Enchentes: A hora da verdade

No caso das enchentes, há um bloqueio da opinião pública quanto a medidas fora daquilo que o senso comum considera razoável

 

ENCHENTES e desabamentos de morros monopolizam o noticiário. São cenas recorrentes em todos os verões, agravadas agora pelas transformações ambientais e pelo acúmulo de pessoas sem condições de morar em lugares adequados.

Recorrentes também são as críticas da oposição e as justificativas dos governos. Contudo, ambas apresentam as mesmas propostas: remoção de populações, auxílio monetário para alojamento, verbas para afundamento da calha dos rios, obras de proteção de encostas. Paliativos logo esquecidos.
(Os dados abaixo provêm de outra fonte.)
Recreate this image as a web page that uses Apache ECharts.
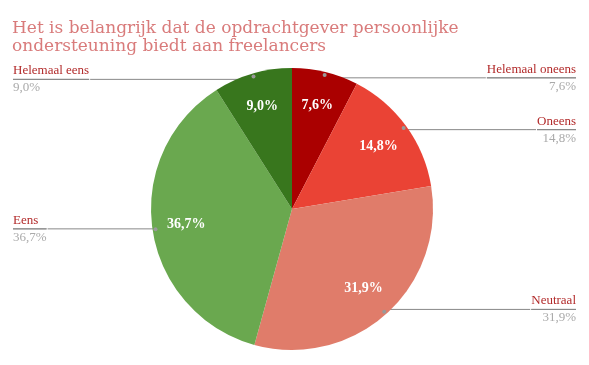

O diagnóstico do problema é simples: “alagamentos decorrem da ocupação do leito dos rios; desabamentos, da ocupação de terrenos impróprios para a construção de casas. Só que não há nada a fazer, porque obviamente não é possível desocupar as casas nas áreas de risco nem construir outras para todos os moradores ameaçados. O custo ultrapassaria o limite do possível”.

Resposta padrão, repetida monotonamente para todos os demais problemas do país: violência nas favelas e morros, situação dos presos, abandono dos menores, fracasso do sistema educativo etc.

Resposta que revela a incapacidade das classes dominantes de resolver qualquer problema que implique a restrição de seus privilégios.

Mais grave, porém, é o bloqueio da opinião pública a respeito de qualquer medida fora daquilo que o senso comum considera razoável. Qualquer proposta que saia desse script é logo descartada por reducionista, propagandística, radical.

Num quadro desse tipo, não haverá possibilidade de solucionar o problema das enchentes e dos desabamentos, bem como todos os outros graves problemas que caracterizam a situação de barbárie social em que se encontra o país.

É indispensável, por isso, enfrentar esse bloqueio e propor as soluções efetivas dos problemas nacionais, ainda que, num primeiro momento, elas possam não ser entendidas pela maioria do eleitorado.

Por exemplo: no caso das enchentes, é preciso propor a desocupação da calha dos rios.

No caso das favelas, é preciso propor o adensamento da malha urbana, com a construção de edifícios para abrigar a população das áreas impróprias nas zonas centrais das cidades, perto de seus locais de trabalho.

Mas atenção! Primeiro proporcionar habitações aos moradores dessas áreas de risco, depois efetuar a operação de devolução do leito e das encostas à natureza. Novamente, atenção! Não apenas os moradores devem sair. Empresas como a Bauduco, a Votorantim e várias outras que se estabeleceram nessas várzeas também devem ser retiradas desses lugares.

Mas e o dinheiro para isso? O dinheiro virá das mesmas fontes que irrigaram o sistema financeiro para evitar o colapso dos bancos e para premiar especuladores.

Uma população condicionada ao conformismo não se arrisca a exigir seu direito nem consegue solidarizar-se com os demais para enfrentar coletivamente a dominação.

Caio Prado Jr. e Celso Furtado mencionaram várias vezes que o maior problema brasileiro era a ignorância acerca de suas limitações e de suas possibilidades. Por isso, alimenta ilusões de grandezas que não tem e descarta as ações que estão dentro das suas possibilidades.

Dispomos de todos os recursos necessários para resolver o nosso gravíssimo problema social. Mas, como esses mesmos autores esclareceram, a decisão de resolver os problemas implica o enfrentamento com adversários externos e internos e, consequentemente, o risco de sofrer retaliações.

É o preço da independência. Um povo que descarte essa hipótese, na verdade, não a merece.